Market forces and new technologies have created a growth in the supply of oil that has drastically reduced its price. With the price of oil “falling briefly below $50 per barrel for the first time since April 2009,” consumers have seen prices at the pump drop to $2.55 per gallon nationally. Lower gasoline prices might be fleeting, or they may linger for a while. But, lest the public spend the money they save on themselves and their families, Democrats are already pushing an initiative to snatch that money away. It’s incredible.

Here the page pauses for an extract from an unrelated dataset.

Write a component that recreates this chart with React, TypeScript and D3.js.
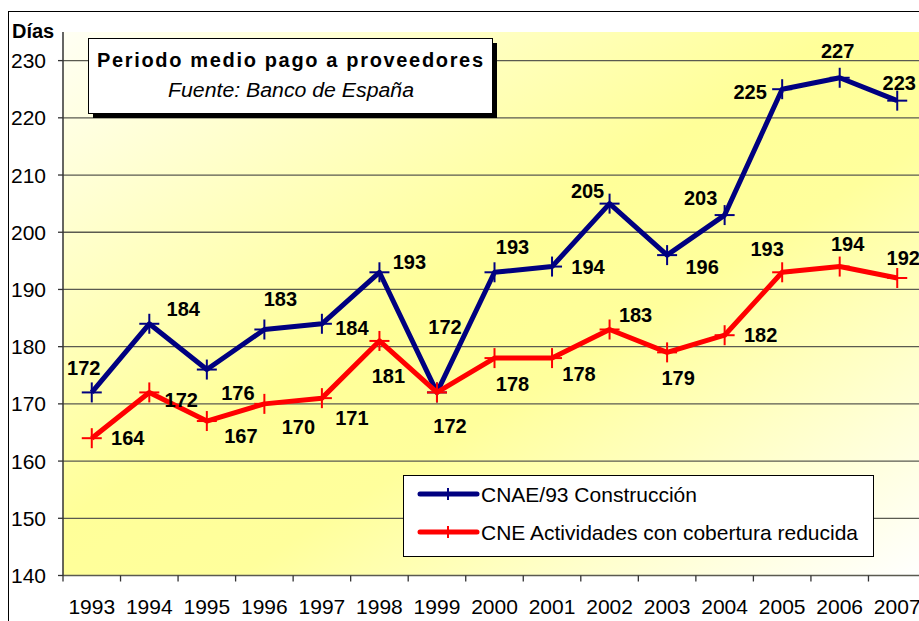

How much money are we even talking about? $550. According to the U.S. Energy Information Administration (EIA), “the average U.S. household is expected to spend about $550 less on gasoline in 2015 compared with 2014.” Heaven forbid. Democrats think the sudden windfall may spoil us. And, it is only $550 if current prices are static. Does anyone think gasoline prices won’t eventually rise again?

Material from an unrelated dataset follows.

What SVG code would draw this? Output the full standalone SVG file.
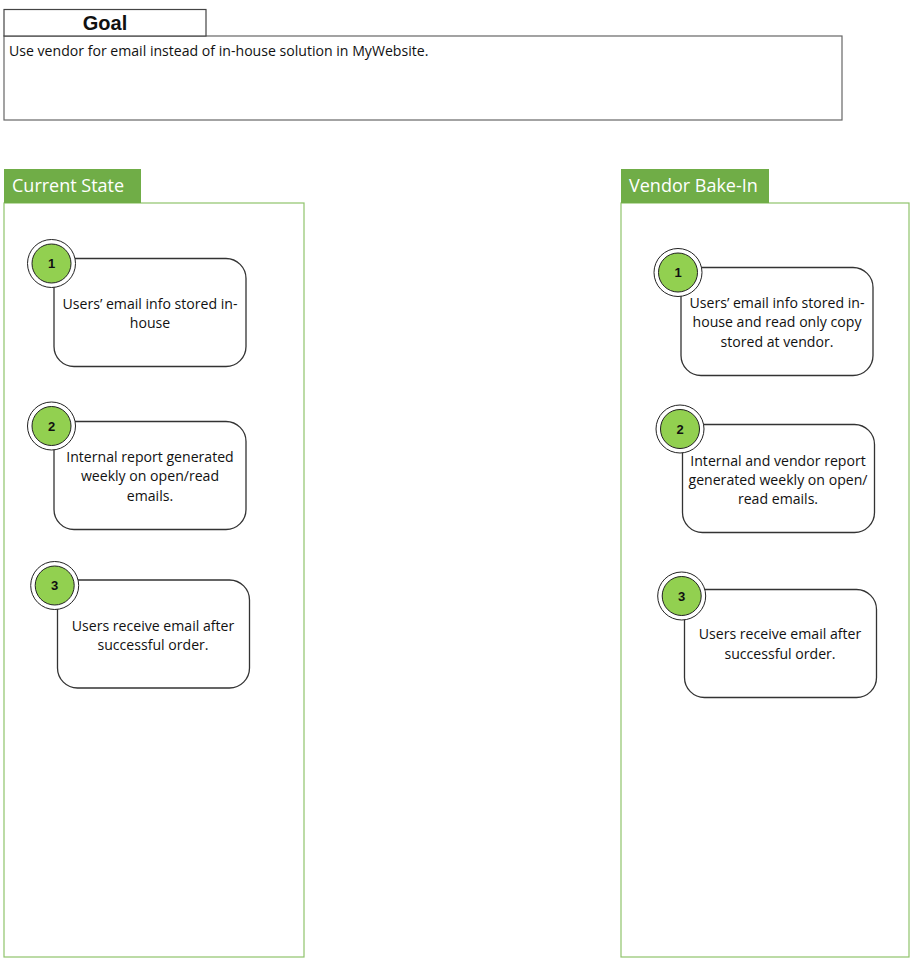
<svg xmlns="http://www.w3.org/2000/svg" width="911" height="959" viewBox="0 0 911 959">
<style>
.t{font-family:"Open Sans","Liberation Sans",Arial,sans-serif;fill:#111;}
.nt{font-size:14.1px;text-anchor:middle;}
.num{font-family:"Liberation Sans",Arial,sans-serif;font-size:13px;font-weight:bold;text-anchor:middle;fill:#111;}
.card{fill:#fff;stroke:#333;stroke-width:1.3;}
.ring{fill:#fff;stroke:#222;stroke-width:1;}
.dot{fill:#92d050;stroke:#222;stroke-width:1;}
.hdr{fill:#70ad47;}
.hdrt{font-family:"Open Sans","Liberation Sans",Arial,sans-serif;font-size:18px;fill:#fff;}
.panel{fill:#fff;stroke:#8fc36b;stroke-width:1.2;}
</style>
<rect width="911" height="959" fill="#fff"/>
<g id="goal">
<rect x="4" y="36" width="838" height="84" fill="#fff" stroke="#666" stroke-width="1.2"/>
<rect x="4" y="9.5" width="202" height="26.5" fill="#fff" stroke="#444" stroke-width="1.2"/>
<text x="105" y="30" font-family="Liberation Sans,Arial,sans-serif" fill="#111" font-size="20" font-weight="bold" text-anchor="middle">Goal</text>
<text x="9" y="56" class="t" font-size="14.1">Use vendor for email instead of in-house solution in MyWebsite.</text>
</g>
<g id="current-state">
<rect x="4" y="203" width="300" height="754" class="panel"/>
<rect x="4" y="169" width="137" height="34" class="hdr"/>
<text x="12" y="191.5" class="hdrt">Current State</text>
</g>
<g id="vendor-bake-in">
<rect x="621" y="203" width="288" height="754" class="panel"/>
<rect x="621" y="169" width="148" height="34" class="hdr"/>
<text x="629" y="191.5" class="hdrt">Vendor Bake-In</text>
</g>
<g id="cs1">
<rect x="54" y="258.5" width="192" height="108" rx="20" class="card"/>
<circle cx="51.5" cy="263.5" r="24" class="ring"/>
<circle cx="51.5" cy="263.5" r="19.5" class="dot"/>
<text x="51.5" y="268" class="num">1</text>
<text x="150" y="308.5" class="t nt">Users’ email info stored in-</text>
<text x="150" y="327.5" class="t nt">house</text>
</g>
<g id="cs2">
<rect x="54" y="421.5" width="192" height="108" rx="20" class="card"/>
<circle cx="51.5" cy="426" r="24" class="ring"/>
<circle cx="51.5" cy="426" r="19.5" class="dot"/>
<text x="51.5" y="430.5" class="num">2</text>
<text x="150" y="461.5" class="t nt">Internal report generated</text>
<text x="150" y="481" class="t nt">weekly on open/read</text>
<text x="150" y="500.5" class="t nt">emails.</text>
</g>
<g id="cs3">
<rect x="57.5" y="580" width="192" height="108" rx="20" class="card"/>
<circle cx="54.7" cy="585.5" r="24" class="ring"/>
<circle cx="54.7" cy="585.5" r="19.5" class="dot"/>
<text x="54.7" y="590" class="num">3</text>
<text x="153" y="630.5" class="t nt">Users receive email after</text>
<text x="153" y="649.5" class="t nt">successful order.</text>
</g>
<g id="vb1">
<rect x="681" y="267.5" width="192" height="108" rx="20" class="card"/>
<circle cx="678" cy="272.5" r="24" class="ring"/>
<circle cx="678" cy="272.5" r="19.5" class="dot"/>
<text x="678" y="277" class="num">1</text>
<text x="777" y="307.5" class="t nt">Users’ email info stored in-</text>
<text x="777" y="327" class="t nt">house and read only copy</text>
<text x="777" y="346.5" class="t nt">stored at vendor.</text>
</g>
<g id="vb2">
<rect x="682.5" y="424.5" width="192" height="108" rx="20" class="card"/>
<circle cx="680" cy="429" r="24" class="ring"/>
<circle cx="680" cy="429" r="19.5" class="dot"/>
<text x="680" y="433.5" class="num">2</text>
<text x="778" y="465.5" class="t nt">Internal and vendor report</text>
<text x="778" y="484.5" class="t nt">generated weekly on open/</text>
<text x="778" y="503.5" class="t nt">read emails.</text>
</g>
<g id="vb3">
<rect x="684.5" y="589.5" width="192" height="108" rx="20" class="card"/>
<circle cx="681.7" cy="596" r="24" class="ring"/>
<circle cx="681.7" cy="596" r="19.5" class="dot"/>
<text x="681.7" y="600.5" class="num">3</text>
<text x="780" y="639" class="t nt">Users receive email after</text>
<text x="780" y="658.5" class="t nt">successful order.</text>
</g>
<g id="connectors"></g>
</svg>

Anyway, no less than Lawrence Summers, a seasoned veteran of the Clinton and Obama economic teams, has seized on the drop in gasoline prices as another excuse for a carbon tax. In an op-ed for the Washington Post, Summers calls a carbon tax “desirable” because “those who use carbon-based fuels or products do not bear all the costs of their actions.” Really? The market price plus the existing state and local taxes don’t cover the cost? How does anyone know that? American families – who have had Washington’s foot on their neck for most of the last decade – have stumbled upon some good fortune that will provide a little relief through lower gasoline prices, and what do the “smart people” want to do? Essentially, they want to grab that money and kick you to the curb. In other words, Summers and his ilk believe the government needs the money more than you do.